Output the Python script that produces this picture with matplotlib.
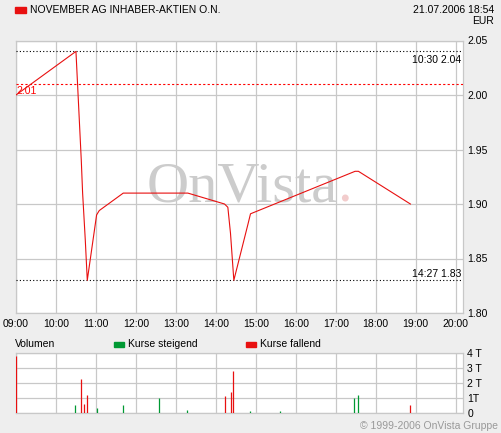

=======

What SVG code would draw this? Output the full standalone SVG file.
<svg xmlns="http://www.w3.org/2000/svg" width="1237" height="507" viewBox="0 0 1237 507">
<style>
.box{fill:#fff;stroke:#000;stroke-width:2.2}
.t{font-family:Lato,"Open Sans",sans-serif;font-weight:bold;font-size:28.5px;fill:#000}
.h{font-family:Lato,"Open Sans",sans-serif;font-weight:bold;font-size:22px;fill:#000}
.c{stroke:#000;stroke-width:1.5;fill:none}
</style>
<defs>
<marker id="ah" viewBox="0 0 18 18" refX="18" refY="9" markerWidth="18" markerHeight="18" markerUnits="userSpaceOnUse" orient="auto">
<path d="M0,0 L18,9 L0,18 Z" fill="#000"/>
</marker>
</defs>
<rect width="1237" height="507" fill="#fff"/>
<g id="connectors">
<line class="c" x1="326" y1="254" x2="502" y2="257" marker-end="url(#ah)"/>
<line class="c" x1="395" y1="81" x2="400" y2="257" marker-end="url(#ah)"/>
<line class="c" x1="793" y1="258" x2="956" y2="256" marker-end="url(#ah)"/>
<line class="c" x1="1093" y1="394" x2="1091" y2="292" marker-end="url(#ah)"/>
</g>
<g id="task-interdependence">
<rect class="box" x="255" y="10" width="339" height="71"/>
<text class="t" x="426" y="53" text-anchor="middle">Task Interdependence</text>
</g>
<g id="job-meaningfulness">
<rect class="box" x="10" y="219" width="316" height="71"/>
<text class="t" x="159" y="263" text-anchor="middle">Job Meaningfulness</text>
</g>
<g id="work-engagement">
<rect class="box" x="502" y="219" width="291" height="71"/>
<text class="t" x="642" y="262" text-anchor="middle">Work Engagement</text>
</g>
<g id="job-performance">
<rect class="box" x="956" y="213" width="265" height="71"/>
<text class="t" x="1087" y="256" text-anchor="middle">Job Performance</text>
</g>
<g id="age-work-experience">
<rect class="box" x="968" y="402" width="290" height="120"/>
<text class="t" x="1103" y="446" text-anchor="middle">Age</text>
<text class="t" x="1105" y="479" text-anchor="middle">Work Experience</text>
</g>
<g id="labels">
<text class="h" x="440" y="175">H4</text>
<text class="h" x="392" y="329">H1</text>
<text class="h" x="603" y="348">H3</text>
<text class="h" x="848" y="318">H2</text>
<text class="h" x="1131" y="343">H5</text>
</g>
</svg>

=======

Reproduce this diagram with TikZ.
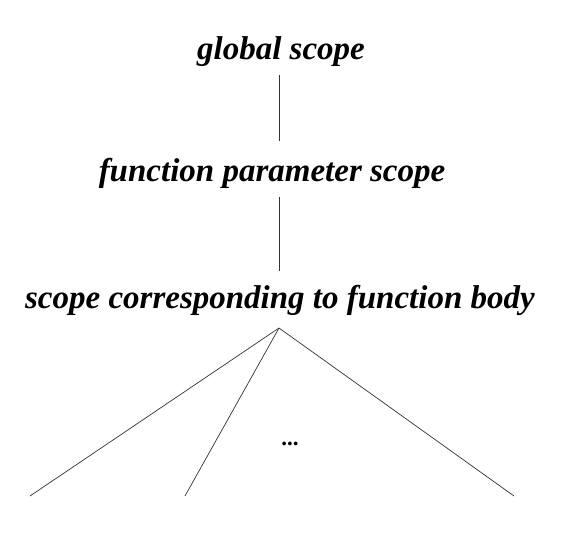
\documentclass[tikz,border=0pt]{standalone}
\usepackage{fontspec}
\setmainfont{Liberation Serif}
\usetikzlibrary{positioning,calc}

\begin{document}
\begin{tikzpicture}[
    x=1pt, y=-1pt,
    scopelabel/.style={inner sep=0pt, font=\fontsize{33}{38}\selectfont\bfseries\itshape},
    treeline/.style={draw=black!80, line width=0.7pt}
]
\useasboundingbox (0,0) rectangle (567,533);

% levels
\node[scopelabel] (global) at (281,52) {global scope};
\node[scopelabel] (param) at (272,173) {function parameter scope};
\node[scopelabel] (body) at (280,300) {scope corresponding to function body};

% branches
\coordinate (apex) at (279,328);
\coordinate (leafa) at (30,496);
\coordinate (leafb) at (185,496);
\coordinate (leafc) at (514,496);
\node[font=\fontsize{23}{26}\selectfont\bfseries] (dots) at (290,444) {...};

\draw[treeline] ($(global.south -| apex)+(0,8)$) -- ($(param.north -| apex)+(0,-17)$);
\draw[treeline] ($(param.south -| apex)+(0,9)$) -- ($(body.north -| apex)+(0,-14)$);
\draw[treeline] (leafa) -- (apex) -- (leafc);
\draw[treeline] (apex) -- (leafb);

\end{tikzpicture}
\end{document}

=======

* [Exercise goal]:
Find each line in the records holding the string "with" and show it.

* [Response to this exercise]:
Output the Python script that produces this picture with matplotlib.
Reproduce this diagram with TikZ.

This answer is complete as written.